Certeza na vitória! Como se houvesse alguma forma de criar uma comuna livre sem acabar com a propriedade privada. Como se fosse possível vencer o inimigo quando as massas não estão diretamente interessadas na vitória da revolução, percebendo que ela poderá trazer bem estar moral, material e intelectual para todos! Eles tentaram consolidar a Comuna e só depois tratar da revolução social sem perceber que a única forma correta de agir seria consolidar a Comuna através da revolução social.

O mesmo aconteceu com respeito ao conceito de governo. Ao proclamar a Comuna livre, o povo de Paris proclamara também um princípio básico do anarquismo, ou seja, a derrubada do estado. Mas como o conceito de anarquismo recém começava a surgir, não tardou para que fosse contido, e logo o velho princípio da autoridade ressurgiu e o povo se outorgou um Conselho nos moldes dos conselhos municipais já existentes.

Entretanto, se admitimos que a existência de um governo central que regule as relações entre as comunas e algo totalmente desnecessário, por que deveríamos admitir que necessitamos dele para regular as relações mútuas dos vários grupos que constituem a comuna? E se deixamos que as próprias comunas diretamente interessadas decidam sobre as questões que interessam várias cidades ao mesmo tempo, por que recusar esse direito aos vários grupos que compõem cada comuna? Assim como nos parece desnecessária a existência de um governo fora da comuna, deveríamos também perceber a inutilidade de um governo dentro dela.

Mas em 1871, o povo de Paris, que já derrubou tantos governos, recém fazia a sua primeira tentativa de revolta contra o próprio sistema: conseqüentemente, deixaram-se levar pela admiração fetichista que os governos inspiravam então e criaram o seu próprio governo.

O resultado todos conhecem.

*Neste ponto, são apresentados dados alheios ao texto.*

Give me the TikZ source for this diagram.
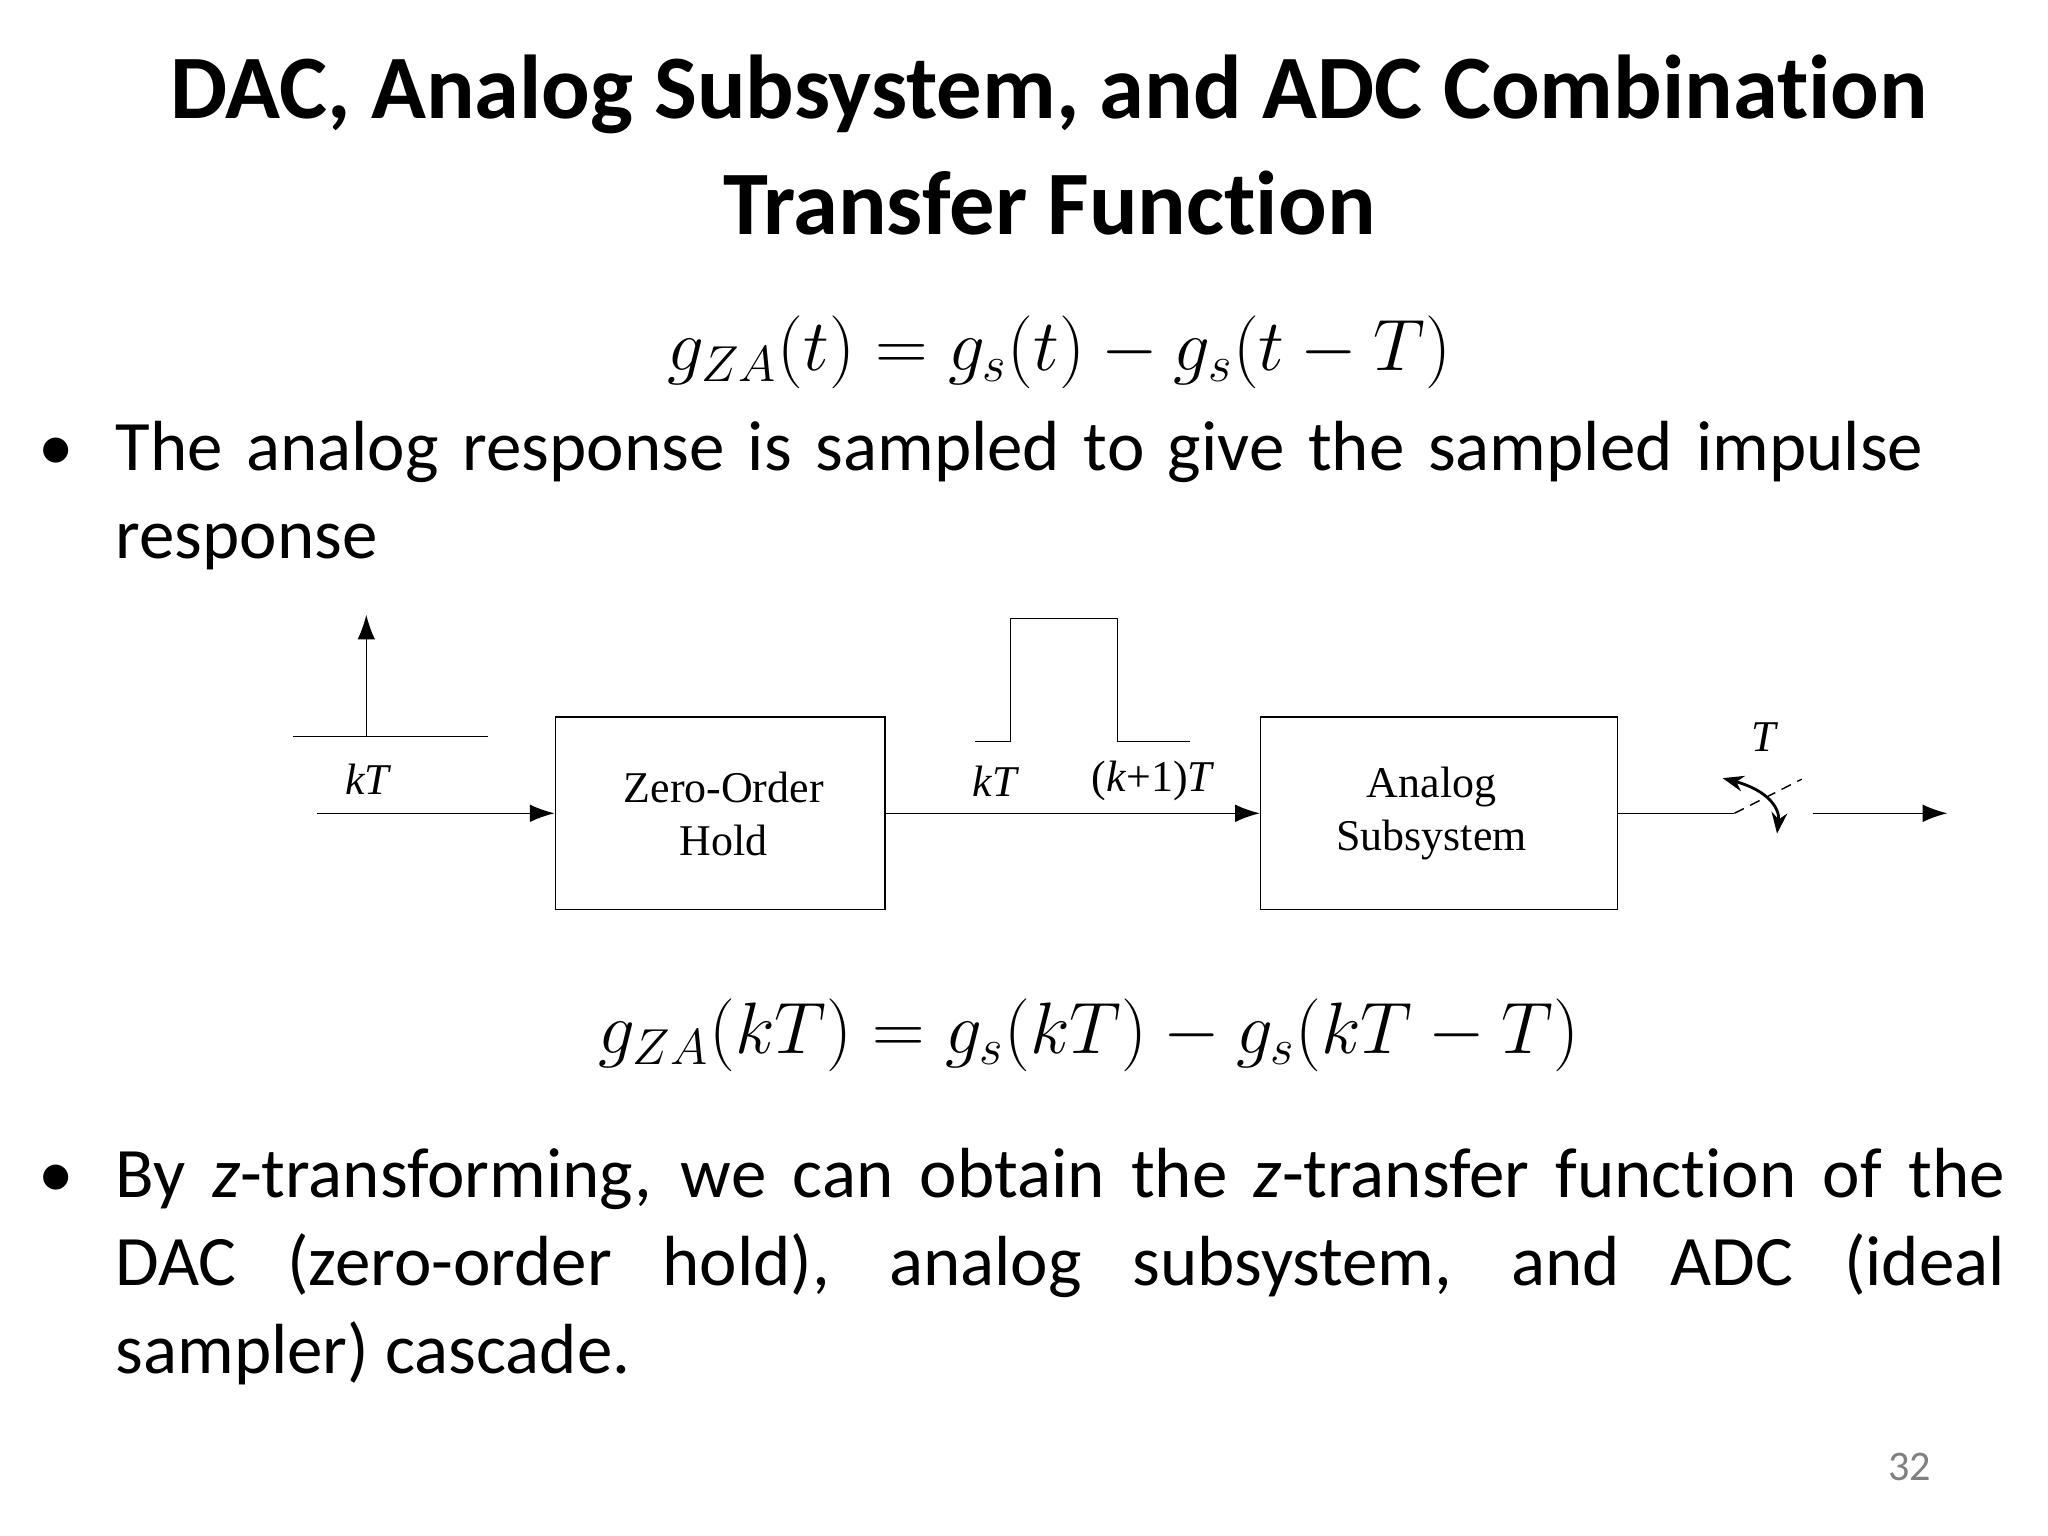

Paris enviou seus filhos mais dedicados para a Câmara Municipal. Lá, perdidos entre pilhas de velhos documentos, obrigados a legislar quando o instinto lhes dizia que deveriam estar agindo entre a massa, obrigados a discutir quando era necessário agir, a acomodar-se quando a melhor política teria sido lutar e, finalmente, perdendo a inspiração que só é renovada pelo contato continuo com as massas, eles se viram reduzidos à impotência. Paralisados pela distância que os separava do povo – o centro e coração da revolução – eles próprios acabaram paralisando a iniciativa popular.

Assim, a Comuna de Paris, fruto de um período de transição, nascida sob a mira das armas prussianas, estava destinada a desaparecer. Mas pelo seu caráter eminentemente popular. ela deu origem a uma nova série de revoluções e pelas idéias que lançou tornou-se a precursora de todas as revoluções sociais. O povo aprendeu a lição e, quando surgirem mais uma vez na França os protestos das comunas revoltadas, ele já não esperara que o governo tome atitudes revolucionárias. Quando tiverem se libertado dos parasitas que os devoram, tomarão posse de toda a riqueza social disponível de acordo com os princípios do comunismo anarquista. E quando tiverem abolido totalmente a propriedade privada, o governo e o estado, irão se organizar livremente, de acordo com as necessidades indicadas pela própria vida. Rompendo as correntes, derrubando seus ídolos, a humanidade marchará em direção a um futuro melhor, desconhecendo senhores e escravos e venerando ainda os mártires que pagaram com seu sofrimento e o seu sangue naquelas primeiras tentativas de emancipação que iluminaram a nossa marcha pela conquista da liberdade.